**WHAT IS ASKED**
In the material below, find each line holding the string "this" and copy it.

**TASK MATERIAL**
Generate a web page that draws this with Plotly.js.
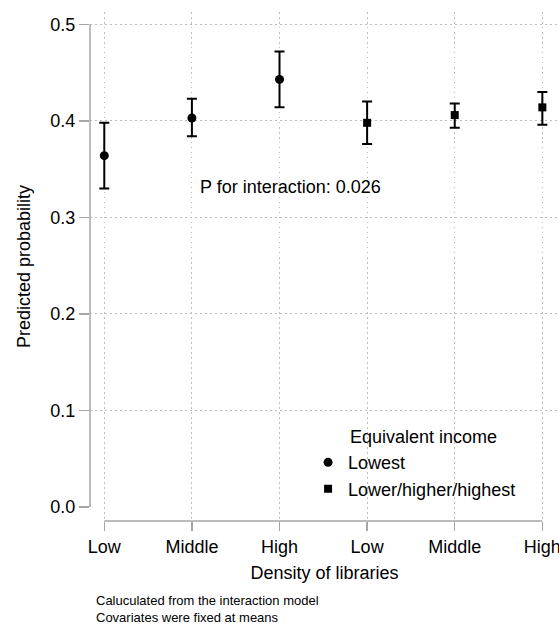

* * *

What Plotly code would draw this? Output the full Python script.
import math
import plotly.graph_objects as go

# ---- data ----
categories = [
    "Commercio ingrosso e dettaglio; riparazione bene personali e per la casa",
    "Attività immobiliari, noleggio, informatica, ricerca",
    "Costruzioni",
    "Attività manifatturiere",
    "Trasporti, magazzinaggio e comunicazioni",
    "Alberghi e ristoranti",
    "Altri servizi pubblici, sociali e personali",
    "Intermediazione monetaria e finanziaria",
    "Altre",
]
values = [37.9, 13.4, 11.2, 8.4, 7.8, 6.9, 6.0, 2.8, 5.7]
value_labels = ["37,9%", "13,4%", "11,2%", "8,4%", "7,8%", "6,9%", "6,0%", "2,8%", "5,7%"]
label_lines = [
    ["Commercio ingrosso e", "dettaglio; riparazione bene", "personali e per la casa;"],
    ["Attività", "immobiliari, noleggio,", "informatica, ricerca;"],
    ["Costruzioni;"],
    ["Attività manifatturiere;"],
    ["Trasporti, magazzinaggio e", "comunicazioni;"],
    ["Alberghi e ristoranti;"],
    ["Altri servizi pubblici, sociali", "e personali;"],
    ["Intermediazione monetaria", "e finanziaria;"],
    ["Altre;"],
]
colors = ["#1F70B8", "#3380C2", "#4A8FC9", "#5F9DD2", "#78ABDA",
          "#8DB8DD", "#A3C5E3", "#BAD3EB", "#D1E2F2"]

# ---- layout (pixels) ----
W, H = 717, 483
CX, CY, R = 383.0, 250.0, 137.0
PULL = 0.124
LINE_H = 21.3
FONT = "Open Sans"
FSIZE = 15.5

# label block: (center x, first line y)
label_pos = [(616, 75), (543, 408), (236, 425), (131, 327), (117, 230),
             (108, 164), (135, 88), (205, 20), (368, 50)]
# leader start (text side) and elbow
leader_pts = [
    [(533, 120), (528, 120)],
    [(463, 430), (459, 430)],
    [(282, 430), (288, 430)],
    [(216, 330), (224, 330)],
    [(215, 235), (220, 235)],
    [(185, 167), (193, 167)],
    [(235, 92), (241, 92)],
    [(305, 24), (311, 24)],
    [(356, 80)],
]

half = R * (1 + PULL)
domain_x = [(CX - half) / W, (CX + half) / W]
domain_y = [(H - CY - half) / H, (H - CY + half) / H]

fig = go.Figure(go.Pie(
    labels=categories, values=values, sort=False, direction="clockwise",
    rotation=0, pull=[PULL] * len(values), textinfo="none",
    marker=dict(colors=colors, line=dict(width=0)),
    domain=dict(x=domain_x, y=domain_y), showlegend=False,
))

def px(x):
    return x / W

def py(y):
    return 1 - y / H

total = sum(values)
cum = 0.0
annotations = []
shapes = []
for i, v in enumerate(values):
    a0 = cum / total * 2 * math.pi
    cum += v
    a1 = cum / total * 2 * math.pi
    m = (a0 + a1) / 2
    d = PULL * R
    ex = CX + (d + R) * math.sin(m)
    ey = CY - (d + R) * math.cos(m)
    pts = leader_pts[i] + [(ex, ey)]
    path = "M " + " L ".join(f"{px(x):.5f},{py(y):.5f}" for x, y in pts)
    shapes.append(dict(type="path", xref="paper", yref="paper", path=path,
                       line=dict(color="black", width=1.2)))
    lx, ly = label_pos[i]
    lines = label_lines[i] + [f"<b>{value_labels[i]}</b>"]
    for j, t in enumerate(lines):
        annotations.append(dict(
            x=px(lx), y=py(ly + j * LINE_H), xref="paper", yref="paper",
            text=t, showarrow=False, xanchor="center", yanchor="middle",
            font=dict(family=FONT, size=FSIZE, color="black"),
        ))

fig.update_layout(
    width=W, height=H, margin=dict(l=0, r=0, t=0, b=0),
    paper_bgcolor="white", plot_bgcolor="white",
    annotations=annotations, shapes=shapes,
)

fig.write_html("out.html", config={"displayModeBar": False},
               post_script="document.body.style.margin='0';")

**FINAL ANSWER**
Generate a web page that draws this with Plotly.js.
What Plotly code would draw this? Output the full Python script.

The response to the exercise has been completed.